Mixed Precision Training#
Mixed precision training enhances computational efficiency by conducting operations in low-precision format while selectively maintaining critical data in single-precision. NeMo supports FP16 and BF16 precision via PyTorch Lightning, in mixed, true, and flash half-precision modes.
Precision Modes#
PyTorch Lightning provides two categories of half-precision training:
- Mixed Precision (
"bf16-mixed"/"16-mixed"): Operations run in half-precision where safe, but model weights are kept in FP32. Gradients are computed in half-precision and accumulated in FP32. This is the safest option and generally a good default for ASR and TTS training.
- True Half Precision (
"bf16-true"/"fp16-true"): The entire model – weights, activations, and gradients – runs in half-precision. This uses less memory than mixed precision (no FP32 weight copy) and is faster, but requires the model to be numerically stable in half-precision. SpeechLM2 models use
"bf16-true"by default for training.- Flash Precision (
"bf16-flash"/"fp16-flash"): The model also runs in half-precision, but NeMo avoids Lightning’s global default-dtype override and autocast context. This mode is intended for use with FlashOptim, a library of drop-in optimizers that reduces training memory by shrinking optimizer states, master weights, and gradients. In practice, this may be a better fit than AMP / mixed precision when optimizer-state memory or checkpoint size is the bottleneck, and may lead to improved convergence compared to Lightning’s true half-precision as it keeps track of the residual between half and full precision weights.
Configuration#
Set precision through the PyTorch Lightning trainer’s precision argument.
In YAML (with Hydra):
trainer:
precision: "bf16-mixed" # BF16 mixed precision
# precision: "16-mixed" # FP16 mixed precision
# precision: "bf16-true" # True BF16 half precision
# precision: "fp16-true" # True FP16 half precision
# precision: "bf16-flash" # BF16 flash precision
# precision: "fp16-flash" # FP16 flash precision
In Python:
import lightning.pytorch as pl
trainer = pl.Trainer(
precision="bf16-mixed",
devices=2,
accelerator="gpu",
)
Choosing a Precision Format#
BF16 has the same dynamic range as FP32, which makes it more numerically stable and generally easier to use. It is the recommended choice for most Speech AI training workloads.
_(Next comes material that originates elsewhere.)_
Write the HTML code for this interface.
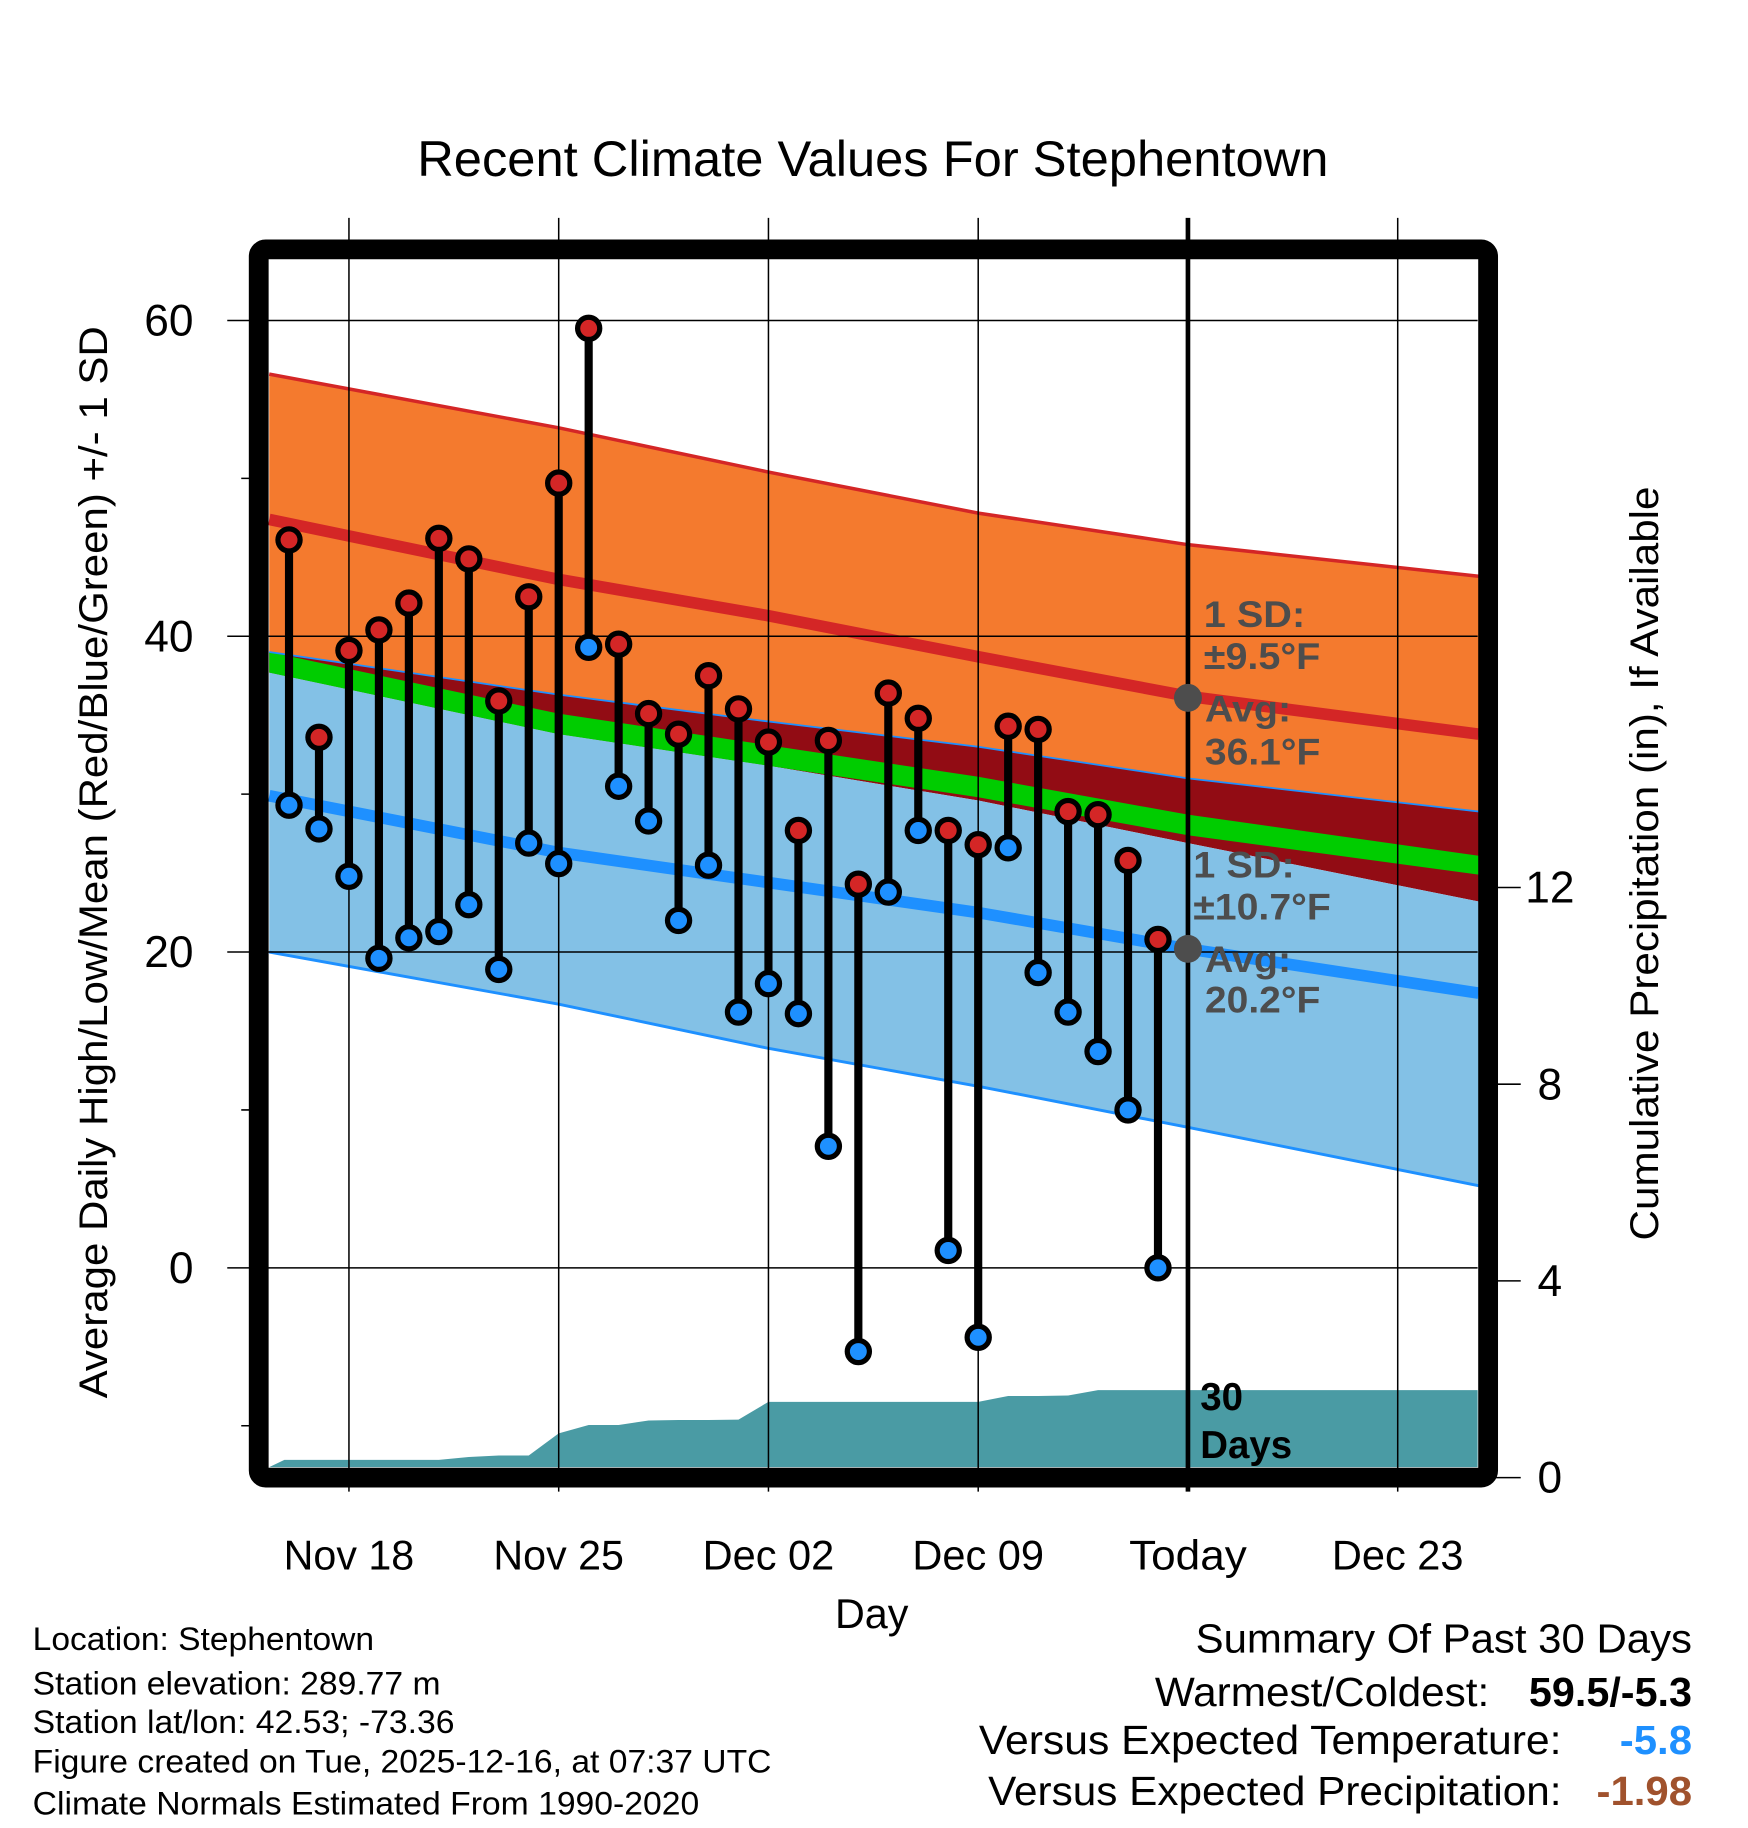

FP16 offers slightly higher throughput on some hardware but has a reduced dynamic range. In mixed precision mode, PyTorch Lightning handles loss scaling automatically.
HalfPrecisionForAudio#
Audio waveform tensors are sensitive to precision loss – downcasting raw audio samples to half-precision
can degrade signal quality and hurt model accuracy. NeMo provides the HalfPrecisionForAudio plugin
(in nemo.utils.trainer_utils) that extends Lightning’s HalfPrecision plugin to preserve
full-precision for audio tensors while still casting all other inputs to half-precision.
Specifically, when the training mini-batch is a dictionary, any tensor whose key contains
the substring "audio" is kept in its original precision (typically FP32). All other floating-point
tensors are cast to the target half-precision dtype.
This plugin is used automatically when you launch training with NeMo’s resolve_trainer_cfg
utility (used by many NeMo example training scripts). When the trainer config specifies
precision: "bf16-true" or precision: "fp16-true", resolve_trainer_cfg replaces
the precision setting with the HalfPrecisionForAudio plugin:
from nemo.utils.trainer_utils import resolve_trainer_cfg
# In YAML: trainer.precision = "bf16-true"
# resolve_trainer_cfg automatically installs HalfPrecisionForAudio
trainer = pl.Trainer(**resolve_trainer_cfg(cfg.trainer))
If you construct the trainer manually, you can install the plugin directly:
from nemo.utils.trainer_utils import HalfPrecisionForAudio
trainer = pl.Trainer(
plugins=[HalfPrecisionForAudio("bf16-true")],
devices=2,
accelerator="gpu",
)
FlashPrecision#
NeMo provides the FlashPrecision plugin (in
nemo.utils.trainer_utils) primarily for FlashOptim-backed training.
According to the official FlashOptim README, FlashOptim provides drop-in
optimizer replacements that reduce training memory by compressing optimizer
states, master weights, and gradients while preserving the standard PyTorch
optimizer API.
FlashOptim generally expects the model parameters to already be in bf16/fp16,
while the optimizer manages reduced-precision state and master-weight
correction internally. FlashPrecision fits that model: it preserves the
same audio-aware input casting behavior as HalfPrecisionForAudio, but does
not enter autocast and does not change PyTorch’s global default dtype. This
avoids layering Lightning’s global precision policy on top of FlashOptim’s own
reduced-precision optimizer behavior.
When the trainer config specifies precision: "bf16-flash" or
precision: "fp16-flash", resolve_trainer_cfg replaces the precision
setting with the FlashPrecision plugin:
from nemo.utils.trainer_utils import resolve_trainer_cfg
# In YAML: trainer.precision = "bf16-flash"
trainer = pl.Trainer(**resolve_trainer_cfg(cfg.trainer))
If you construct the trainer manually, you can install the plugin directly:
from nemo.utils.trainer_utils import FlashPrecision
trainer = pl.Trainer(
plugins=[FlashPrecision("bf16-flash")],
devices=2,
accelerator="gpu",
)
If you’re going to use FlashPrecision, make sure to set up flashoptim optimizer, e.g.:
optimizer:
_target_: flashoptim.FlashAdamW
lr: 1e-4
betas: [0.9, 0.999]
weight_decay: 5e-2